— BEGIN DATASET EXCERPT —
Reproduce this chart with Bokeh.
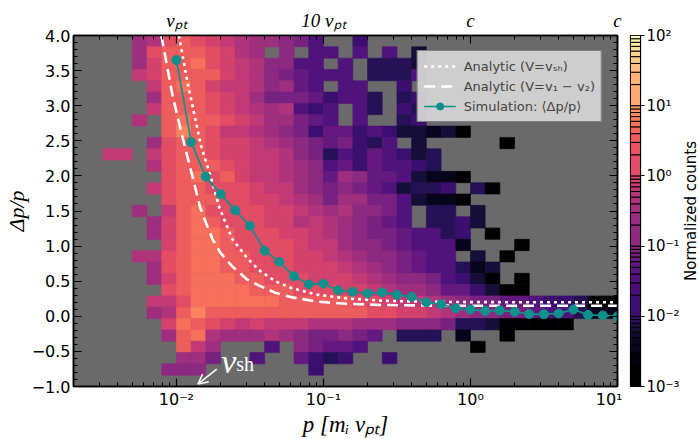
import math
import numpy as np
from bokeh.plotting import figure
from bokeh.models import (LogAxis, LinearAxis, FixedTicker, SingleIntervalTicker,
                          CustomJSTickFormatter, Legend, LegendItem, Label, Arrow, OpenHead)
from bokeh.layouts import row
from bokeh.palettes import Magma256
from bokeh.embed import file_html
from bokeh.resources import INLINE

# ---------------- data ----------------
log_p_edges = np.round(np.linspace(-2.7, 1.0, 38), 3)   # log10(p) bin edges (37 bins)
dpp_edges = np.linspace(-1.0, 4.0, 32)                   # dp/p bin edges (31 bins)

# 2D histogram, top row (dp/p ~ 4) first.
# each char = colour level L (0..G = 0..16, dark -> bright); "." = empty bin
hist_cols_0_3 = ["....", "....", "....", "....", "....", "....", "....", "....",
                 "....", "....", "..BB", "....", "....", "....", "....", "....",
                 "....", "....", "....", "....", "....", "....", "....", "....",
                 "....", "....", "....", "....", "....", "....", "...."]
hist_cols_4_17 = ["9ADEDCBA99875.", "9DEEEDCA9.8.55", "9CEEFDCBA8855.", "BCEEEECBA87655",
                  ".BEFECBBA8965.", ".9EEEDCB977764", ".BEEEDCBA9A545", "A.EFEEDCB99765",
                  "..EGEDBBA98746", ".9DEEDCCBA9876", ".BDEEDCCBBA873", ".ADEEEDCBBA985",
                  "..DEFDECBBA986", ".BDEEDDDCBB987", "..DEEEDDCCBA97", "9.BEFDDDDCCBA9",
                  ".9CEFEDDDCCABA", ".9CEFFEDDDCCBA", "..CEFFEDDDDCBB", "AADEFFEEDDDCCB",
                  ".9DEFFEEDDDCCC", ".9CEFFFEEDDDCC", "..DEFFFFEEEDDD", ".BBDFFFFFFEEEE",
                  ".9AEGEEEEEEEEE", "..CFEDCBCBBBAA", "..9EFA999A9877", "...EB9...5.876",
                  "...997..5..643", "..888.......4.", ".............."]
hist_cols_18_36 = [".4", ".5.5.2", "5.3332", "5.3335", "55..4", "553.34", ".53.43", ".5..34",
                   "645422120", "7435.2.....0", "5465423", "6465543", "986652110",
                   "87652334.30", "997752110", "A8875.33.2", "98765.3342", "987765534.0",
                   "988765551...0", "A9887655.2.0", "BA987655312", "CBA98875420.0",
                   "CCBA998664200", "EDDCBBA987766544300", "EEDDCCBA98877655311",
                   "A999888733200000", "876.333.1..0", "65.......0", "4..4", "", ""]

# simulation mean <dp/p>
sim_p = [0.0100, 0.0126, 0.0158, 0.0200, 0.0251, 0.0316, 0.0398, 0.0501, 0.0631, 0.0794,
         0.100, 0.126, 0.158, 0.200, 0.251, 0.316, 0.398, 0.501, 0.631, 0.794,
         1.00, 1.26, 1.58, 2.00, 2.51, 3.16, 3.98, 5.01, 6.31, 7.94, 10.0]
sim_dpp = [3.65, 2.48, 1.99, 1.74, 1.51, 1.29, 0.935, 0.775, 0.57, 0.455,
           0.465, 0.37, 0.35, 0.326, 0.34, 0.305, 0.277, 0.20, 0.172, 0.113,
           0.098, 0.075, 0.084, 0.065, 0.032, 0.030, 0.041, 0.096, 0.020, 0.013, 0.0]

# analytic curves
vsh_p = [0.0104, 0.0119, 0.0147, 0.0176, 0.0195, 0.024, 0.030, 0.0363, 0.047, 0.061,
         0.09, 0.143, 0.25, 0.5, 1.0, 3.0, 10.0]
vsh_dpp = [4.0, 3.33, 2.43, 1.90, 1.56, 1.10, 0.84, 0.66, 0.50, 0.40,
           0.31, 0.255, 0.222, 0.207, 0.202, 0.20, 0.20]
v12_p = [0.0079, 0.0094, 0.0110, 0.0129, 0.0145, 0.0159, 0.0176, 0.020, 0.024, 0.030,
         0.0363, 0.047, 0.061, 0.09, 0.143, 0.25, 0.5, 1.0, 3.0, 10.0]
v12_dpp = [4.0, 3.15, 2.55, 1.98, 1.55, 1.33, 1.10, 0.90, 0.71, 0.53,
           0.44, 0.335, 0.27, 0.21, 0.178, 0.161, 0.153, 0.15, 0.15, 0.15]

# tick labels
x_tick_values = [0.01, 0.1, 1.0, 10.0]
top_tick_labels = ["v\u209a\u209c", "10 v\u209a\u209c", "c", "c"]
cbar_tick_values = [1e-3, 1e-2, 1e-1, 1.0, 10.0, 100.0]
cbar_mantissas = list(range(1, 10))
cbar_decades = [-3, -2, -1, 0, 1]
cbar_title = "Normalized counts"

TEAL = "#0e918d"

SUP_JS = """
const s = {"-":"\u207b","0":"\u2070","1":"\u00b9","2":"\u00b2","3":"\u00b3","4":"\u2074",
           "5":"\u2075","6":"\u2076","7":"\u2077","8":"\u2078","9":"\u2079"};
const e = Math.round(Math.log10(tick));
return "10" + String(e).split("").map(c => s[c]).join("");
"""
EMPTY_JS = "return '';"
TOP_JS = """
const i = tvals.findIndex(t => Math.abs(Math.log10(t) - Math.log10(tick)) < 1e-6);
return i >= 0 ? tlabels[i] : '';
"""


def level_colour(lvl):
    t = lvl / 20 if lvl <= 8 else 0.4 + (lvl - 8) * 0.043
    return Magma256[int(round(t * 255))]


def style_axis(ax):
    ax.major_tick_in = 8
    ax.major_tick_out = 0
    ax.minor_tick_in = 4
    ax.minor_tick_out = 0
    ax.major_tick_line_color = "black"
    ax.minor_tick_line_color = "black"
    ax.major_tick_line_width = 1.2
    ax.minor_tick_line_width = 1
    ax.axis_line_color = "black"
    ax.axis_line_width = 1.5
    ax.major_label_text_font = "DejaVu Sans"
    ax.major_label_text_font_size = "16px"
    ax.major_label_text_color = "black"
    ax.major_label_standoff = 3
    ax.axis_label_text_font = "Liberation Serif"
    ax.axis_label_text_font_style = "italic"
    ax.axis_label_text_font_size = "23px"
    ax.axis_label_text_color = "black"
    ax.axis_label_standoff = 0


# ---------------- main panel ----------------
p = figure(width=622, height=439, x_axis_type="log", x_range=(10 ** -2.7, 10.0),
           y_range=(-1.0, 4.0), output_backend="svg", toolbar_location=None,
           min_border_left=69, min_border_right=5, min_border_top=35, min_border_bottom=53)
p.background_fill_color = "#6a6a6a"
p.border_fill_color = "white"
p.xgrid.visible = False
p.ygrid.visible = False
p.outline_line_color = "black"
p.outline_line_width = 1.5

L, R, B, T, C = [], [], [], [], []
nrows = len(dpp_edges) - 1
for r in range(nrows):
    rowstr = (hist_cols_0_3[r].ljust(4, ".")[:4] + hist_cols_4_17[r].ljust(14, ".")[:14]
              + hist_cols_18_36[r].ljust(19, ".")[:19])
    k = nrows - 1 - r
    for i, ch in enumerate(rowstr):
        if ch == ".":
            continue
        col = level_colour(int(ch, 17))
        L.append(10 ** log_p_edges[i])
        R.append(10 ** log_p_edges[i + 1])
        B.append(dpp_edges[k])
        T.append(dpp_edges[k + 1])
        C.append(col)
p.quad(left=L, right=R, bottom=B, top=T, fill_color=C, line_color=C, line_width=0.6)

r_dot = p.line(vsh_p, vsh_dpp, line_color="white", line_width=2.6, line_dash="3 4")
r_dash = p.line(v12_p, v12_dpp, line_color="white", line_width=2.6, line_dash="11 6")
r_sl = p.line(sim_p, sim_dpp, line_color=TEAL, line_width=1.7)
r_sc = p.scatter(sim_p, sim_dpp, size=9, fill_color=TEAL, line_color=TEAL)

x_minor = [m * 10.0 ** e for e in (-3, -2, -1, 0) for m in range(2, 10) if m * 10.0 ** e > 0.002]
xt = FixedTicker(ticks=x_tick_values, minor_ticks=x_minor)
yt = SingleIntervalTicker(interval=0.5, num_minor_ticks=5)

xa = p.xaxis[0]
xa.ticker = xt
xa.formatter = CustomJSTickFormatter(code=SUP_JS)
style_axis(xa)
xa.axis_label = "p [m\u1d62 v\u209a\u209c]"

ya = p.yaxis[0]
ya.ticker = yt
ya.formatter = CustomJSTickFormatter(code="return (tick < 0 ? '\u2212' : '') + Math.abs(tick).toFixed(1);")
style_axis(ya)
ya.axis_label_text_font_size = "22px"
ya.axis_label = "\u0394p/p"

top = LogAxis(ticker=xt, formatter=CustomJSTickFormatter(
    args=dict(tvals=x_tick_values, tlabels=top_tick_labels), code=TOP_JS))
style_axis(top)
top.major_label_text_font = "Liberation Serif"
top.major_label_text_font_style = "italic"
top.major_label_text_font_size = "19px"
top.major_label_standoff = 5
p.add_layout(top, "above")

right = LinearAxis(ticker=yt, formatter=CustomJSTickFormatter(code=EMPTY_JS))
style_axis(right)
right.major_label_standoff = 0
p.add_layout(right, "right")

legend = Legend(items=[
    LegendItem(label="Analytic (V=v\u209b\u2095)", renderers=[r_dot]),
    LegendItem(label="Analytic (V=v\u2081 \u2212 v\u2082)", renderers=[r_dash]),
    LegendItem(label="Simulation: \u27e8\u0394p/p\u27e9", renderers=[r_sl, r_sc]),
], location="top_right")
legend.margin = 15
legend.padding = 6
legend.spacing = 2
legend.glyph_height = 18
legend.glyph_width = 32
legend.label_height = 18
legend.label_standoff = 8
legend.label_text_font = "DejaVu Sans"
legend.label_text_font_size = "13px"
legend.background_fill_color = "#d4d4d4"
legend.background_fill_alpha = 0.95
legend.border_line_color = "#333333"
legend.border_line_width = 1
p.add_layout(legend)

# v_sh annotation
p.add_layout(Label(x=0.0202, y=-0.65, text="v", text_font="Liberation Serif",
                   text_font_style="italic", text_font_size="34px", text_color="white",
                   text_baseline="alphabetic"))
p.add_layout(Label(x=0.0202, y=-0.68, x_offset=15, text="sh", text_font="Liberation Serif",
                   text_font_size="20px", text_color="white", text_baseline="alphabetic"))
p.add_layout(Arrow(end=OpenHead(size=10, line_color="white", line_width=1.5),
                   x_start=0.0188, y_start=-0.752, x_end=0.0140, y_end=-0.966,
                   line_color="white", line_width=1.5))

# ---------------- colour bar ----------------
cb_lo = [m * 10.0 ** e for e in cbar_decades for m in cbar_mantissas]
cb_hi = cb_lo[1:] + [100.0]
nb = len(cb_lo)
cb_cols = [Magma256[int(round(i / (nb - 1) * 255))] for i in range(nb)]

cb = figure(width=60, height=439, y_axis_type="log", y_range=(1e-3, 1e2), x_range=(0, 1),
            output_backend="svg", toolbar_location=None, y_axis_location="right",
            x_axis_location=None, min_border_left=8, min_border_right=37,
            min_border_top=35, min_border_bottom=53)
cb.xgrid.visible = False
cb.ygrid.visible = False
cb.outline_line_color = "black"
cb.outline_line_width = 1.2
cb.quad(left=0, right=1, bottom=cb_lo, top=cb_hi, fill_color=cb_cols,
        line_color="black", line_width=1)
ca = cb.yaxis[0]
ca.ticker = FixedTicker(ticks=cbar_tick_values, minor_ticks=[])
ca.formatter = CustomJSTickFormatter(code=SUP_JS)
ca.major_tick_out = 4
ca.major_tick_in = 0
ca.minor_tick_out = 0
ca.minor_tick_in = 0
ca.major_tick_line_color = "black"
ca.axis_line_color = "black"
ca.major_label_text_font = "DejaVu Sans"
ca.major_label_text_font_size = "15px"
ca.major_label_text_color = "black"
ca.major_label_standoff = 2

# colour-bar title (rotated, reads bottom to top)
lab = figure(width=17, height=439, x_range=(0, 1), y_range=(0, 1), output_backend="svg",
             toolbar_location=None, x_axis_location=None, y_axis_location=None,
             min_border_left=0, min_border_right=0, min_border_top=35, min_border_bottom=53)
lab.outline_line_color = None
lab.xgrid.visible = False
lab.ygrid.visible = False
lab.background_fill_color = "white"
lab.add_layout(Label(x=0.5, y=0.5, text=cbar_title, angle=math.pi / 2,
                     text_align="center", text_baseline="middle",
                     text_font="DejaVu Sans", text_font_size="15px", text_color="black"))

layout = row(p, cb, lab)
open("out.html", "w").write(file_html(layout, INLINE))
— END DATASET EXCERPT —
- _STATED PROBLEM_
Starting at the top of the listing above, please restate word for word each line up to and including the one that holds "dpp_edges = np.linspace(-1.0, 4.0, 32)", omitting every image.

- _EXERCISE RESPONSE_
Reproduce this chart with Bokeh.
import math
import numpy as np
from bokeh.plotting import figure
from bokeh.models import (LogAxis, LinearAxis, FixedTicker, SingleIntervalTicker,
                          CustomJSTickFormatter, Legend, LegendItem, Label, Arrow, OpenHead)
from bokeh.layouts import row
from bokeh.palettes import Magma256
from bokeh.embed import file_html
from bokeh.resources import INLINE

# ---------------- data ----------------
log_p_edges = np.round(np.linspace(-2.7, 1.0, 38), 3)   # log10(p) bin edges (37 bins)
dpp_edges = np.linspace(-1.0, 4.0, 32)                   # dp/p bin edges (31 bins)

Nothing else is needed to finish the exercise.